By Charlie Lunan

The prolonged and costly litigation between secured lenders and vendors over proceeds from consignment sales at bankrupt Sports Authority has exposed just how reliant sporting goods vendors have become on big box retailers – even when they know their finances are shaky.

Sports Authority’s term lender has been fighting with vendors over how to divide $70 million in proceeds from consignment sales since the day the retailer filed its Chapter 11 bankruptcy petition in early March. Although the parties reached a settlement July 1, the Unsecured Creditors Committee filed an objection to the plan July 7 saying it deprived them of their best, last hope of recovery.

Consignment sales are one of several ways vendors can manage credit risk and retailers can manage inventory risk in the U.S. The technique allows vendors to retain title of their goods until the moment they are sold by a retailer. Conversely, the retailer can return unsold goods to the vendor. When done properly, the technique can be far cheaper than factoring or credit insurance.

It is widely used as a way to get shelf space for perishable items such as magazines and nutritional supplements, as well as seasonal items or untested products or vendors. GNC and makers of inexpensive sunglasses use consignment sales to place their products in drug stores.

In Sport Authority’s case, however, it appears many vendors began resorting to consignment sales last year in response to the retailer’s deteriorating financial condition.
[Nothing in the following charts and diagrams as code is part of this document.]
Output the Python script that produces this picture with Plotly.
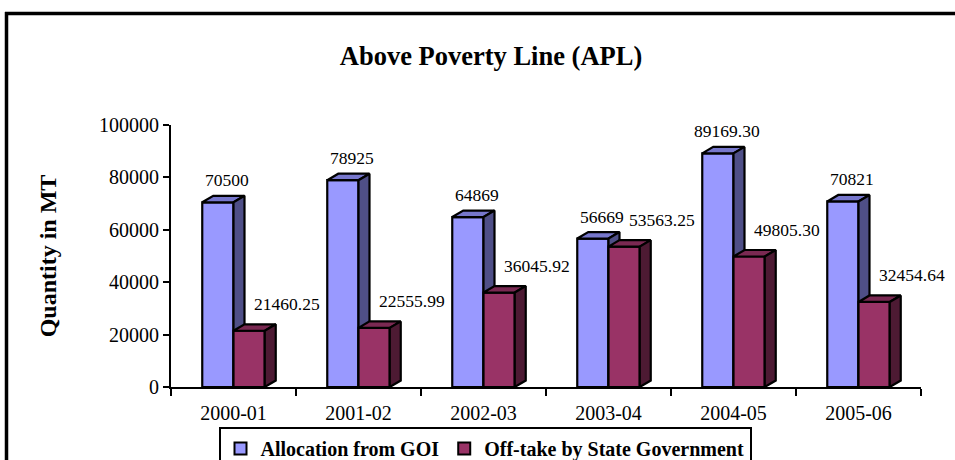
import plotly.graph_objects as go

# ---------------- data ----------------
categories = ["2000-01", "2001-02", "2002-03", "2003-04", "2004-05", "2005-06"]
allocation = [70500, 78925, 64869, 56669, 89169.30, 70821]
offtake = [21460.25, 22555.99, 36045.92, 53563.25, 49805.30, 32454.64]
allocation_labels = ["70500", "78925", "64869", "56669", "89169.30", "70821"]
offtake_labels = ["21460.25", "22555.99", "36045.92", "53563.25", "49805.30", "32454.64"]
y_tick_values = [0, 20000, 40000, 60000, 80000, 100000]
series_names = ["Allocation from GOI", "Off-take by State Government"]

# ---------------- style ----------------
W, H = 955, 460
L, R, T, B = 171, 34, 125, 73
PW, PH = W - L - R, H - T - B
FONT = "Liberation Serif, Times New Roman, serif"
BAR_W = 0.25          # bar width in category units
DX = 0.088            # 3D depth (x, category units)
DY = 2480             # 3D depth (y, data units)
OUTLINE = dict(color="black", width=2.2)

blue = dict(front="#9999FF", top="#7777CC", side="#4F4F87")
red = dict(front="#993366", top="#7A2952", side="#4D1A33")


def px_x(px):
    return (px - L) / PW


def px_y(py):
    return (H - B - py) / PH


def faces(values, left_offset):
    fx, fy, tx, ty, sx, sy = [], [], [], [], [], []
    for i, v in enumerate(values):
        xl = i + left_offset
        xr = xl + BAR_W
        fx += [xl, xr, xr, xl, xl, None]
        fy += [0, 0, v, v, 0, None]
        tx += [xl, xr, xr + DX, xl + DX, xl, None]
        ty += [v, v, v + DY, v + DY, v, None]
        sx += [xr, xr + DX, xr + DX, xr, xr, None]
        sy += [0, DY, v + DY, v, 0, None]
    return (fx, fy), (tx, ty), (sx, sy)


fig = go.Figure()

for values, offset, col in [(allocation, -BAR_W, blue), (offtake, 0.0, red)]:
    front, top, side = faces(values, offset)
    for (xs, ys), c in [(front, col["front"]), (top, col["top"]), (side, col["side"])]:
        fig.add_trace(go.Scatter(
            x=xs, y=ys, mode="lines", fill="toself", fillcolor=c,
            line=OUTLINE, showlegend=False, hoverinfo="skip"))

# legend entries
for name, col in zip(series_names, [blue, red]):
    fig.add_trace(go.Scatter(
        x=[None], y=[None], mode="markers", name=name,
        marker=dict(symbol="square", size=13, color=col["front"],
                    line=dict(color="black", width=2))))

# data labels
for i, (v, lab) in enumerate(zip(allocation, allocation_labels)):
    fig.add_annotation(x=i - BAR_W / 2, y=v, text=lab, showarrow=False,
                       xshift=9, yshift=22, font=dict(family=FONT, size=17.5, color="black"))
for i, (v, lab) in enumerate(zip(offtake, offtake_labels)):
    fig.add_annotation(x=i + BAR_W / 2, y=v, text=lab, showarrow=False,
                       xshift=38, yshift=27, font=dict(family=FONT, size=17.5, color="black"))

# outer chart border: only top and left edges are inside the visible frame
border = dict(color="black", width=3.5)
fig.add_shape(type="line", xref="paper", yref="paper",
              x0=px_x(5), x1=px_x(W + 40), y0=px_y(13.5), y1=px_y(13.5),
              line=border, layer="below")
fig.add_shape(type="line", xref="paper", yref="paper",
              x0=px_x(6.5), x1=px_x(6.5), y0=px_y(12), y1=px_y(H + 40),
              line=border, layer="below")

n = len(categories)
fig.update_layout(
    width=W, height=H,
    margin=dict(l=L, r=R, t=T, b=B, autoexpand=False),
    paper_bgcolor="white", plot_bgcolor="white",
    font=dict(family=FONT, color="black"),
    title=dict(text="Above Poverty Line (APL)", x=491 / W, y=1 - 56 / H,
               xref="container", yref="container", xanchor="center", yanchor="middle",
               font=dict(family=FONT, size=26.5, weight="bold", color="black")),
    showlegend=True,
    legend=dict(orientation="h", x=px_x(485), xanchor="center", y=px_y(427), yanchor="top",
                bordercolor="black", borderwidth=2, bgcolor="white",
                font=dict(family=FONT, size=20, weight="bold", color="black"),
                itemsizing="constant"),
    xaxis=dict(range=[-0.5, n - 0.5], tickmode="array", tickvals=list(range(n)),
               ticktext=categories, ticks="outside", ticklen=7, tickcolor="rgba(0,0,0,0)",
               showline=True, linecolor="black", linewidth=2, showgrid=False, zeroline=False,
               tickfont=dict(family=FONT, size=20, color="black"), fixedrange=True,
               minor=dict(tickmode="array", tickvals=[k - 0.5 for k in range(n + 1)],
                          ticks="outside", ticklen=7, tickwidth=2, tickcolor="black",
                          showgrid=False)),
    yaxis=dict(range=[0, 100000], tickmode="array", tickvals=y_tick_values,
               tickformat="d", ticks="outside", ticklen=6, tickwidth=2, tickcolor="black",
               showline=True, linecolor="black", linewidth=2, showgrid=False, zeroline=False,
               tickfont=dict(family=FONT, size=20, color="black"),
               title=dict(text="Quantity in MT", standoff=36,
                          font=dict(family=FONT, size=24, weight="bold", color="black"))),
)

fig.write_html("out.html", config={"displayModeBar": False})
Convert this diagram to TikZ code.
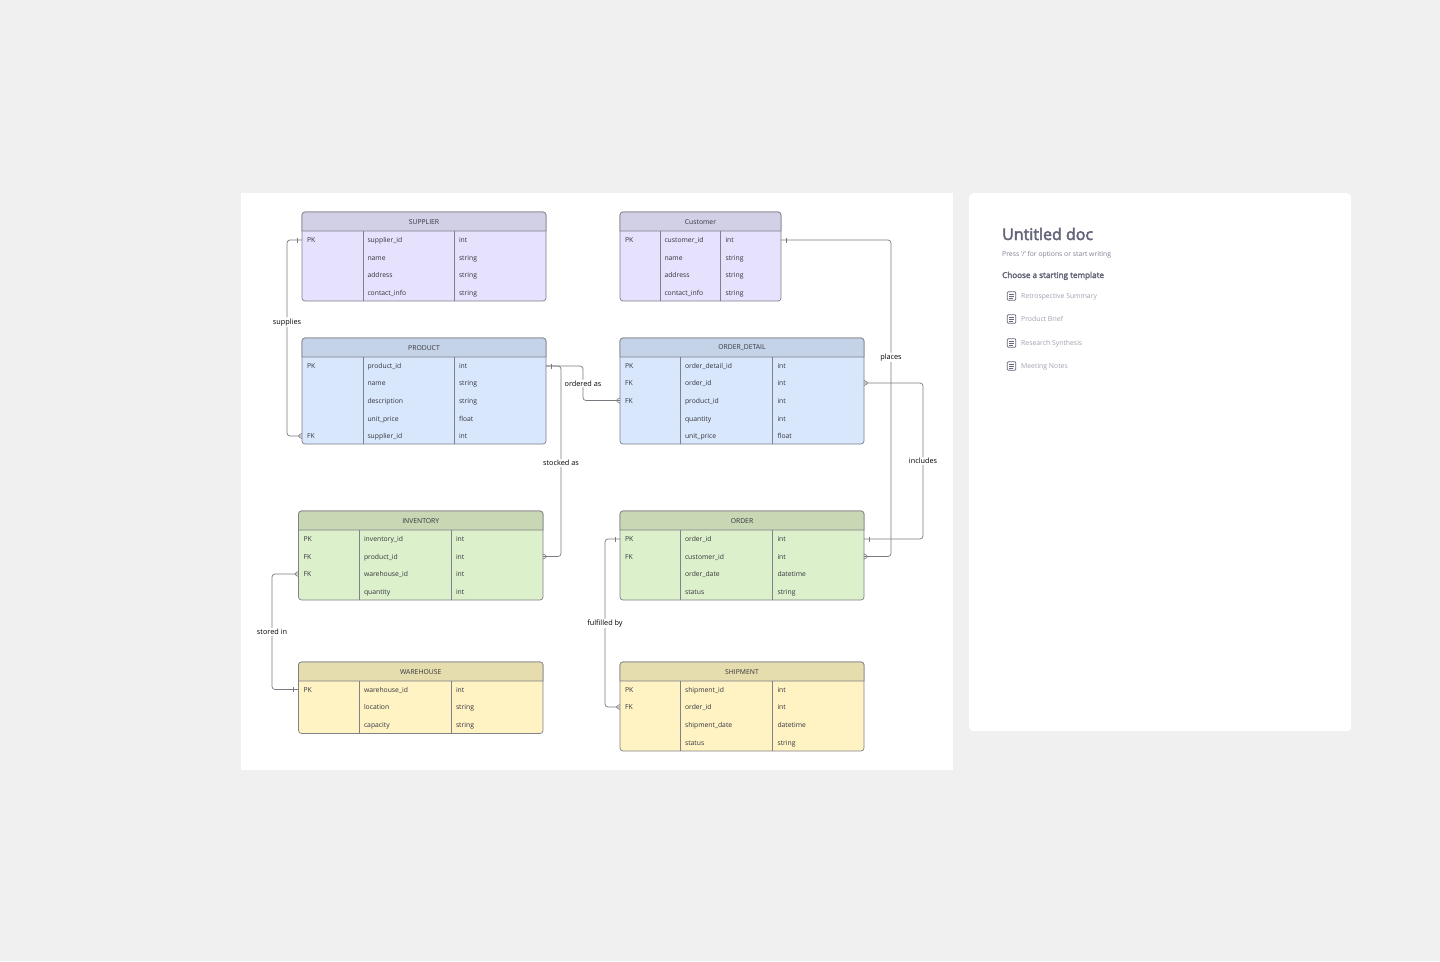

The litigation in bankruptcy court indicates that in their eagerness to keep selling to Sports Authority, some vendors failed to properly secure their inventory by filing and perfecting liens in each state where they had shipped consignment goods.

“The challenge all suppliers and lenders have is always the yin and the yang of daily operations and running a business,” explained Lee Diercks, a partner at Clear Thinking Group LLC, a consultancy that is currently advising clients in the Hancock Fabrics and Total Hockey bankruptcy cases. “You’ve got to sell stuff to run a business and there is a thin line of how much risk do you take; how much am I prepared to sell to this company and how much am I prepared to lose if they go under?”

In the Sports Authority case, vendors who failed to perfect their liens on consignment goods emerged as a much larger category of unsecured creditors than usual, greatly complicating the bankruptcy process.

Perhaps more importantly, however, noted one observer, the Sports Authority debacle reveals just how dependent sporting goods brands have become on big box retailers.

“You can say everyone in the industry knew they were having financial problems,” noted one industry observer who requested anonymity, “but what are you going to do? You can’t not sell to Sports Authority. You can’t walk away from them. It’s almost as if they are too big to fail. It shows how messed up retail is right now. No one wants to go with the small guys because they don’t have the financing and their owner is 70 years old, but some of the big guys are struggling too. It puts the brands in a tough spot.”

That helps explain why so many brands are moving so aggressively into direct-to-consumer sales.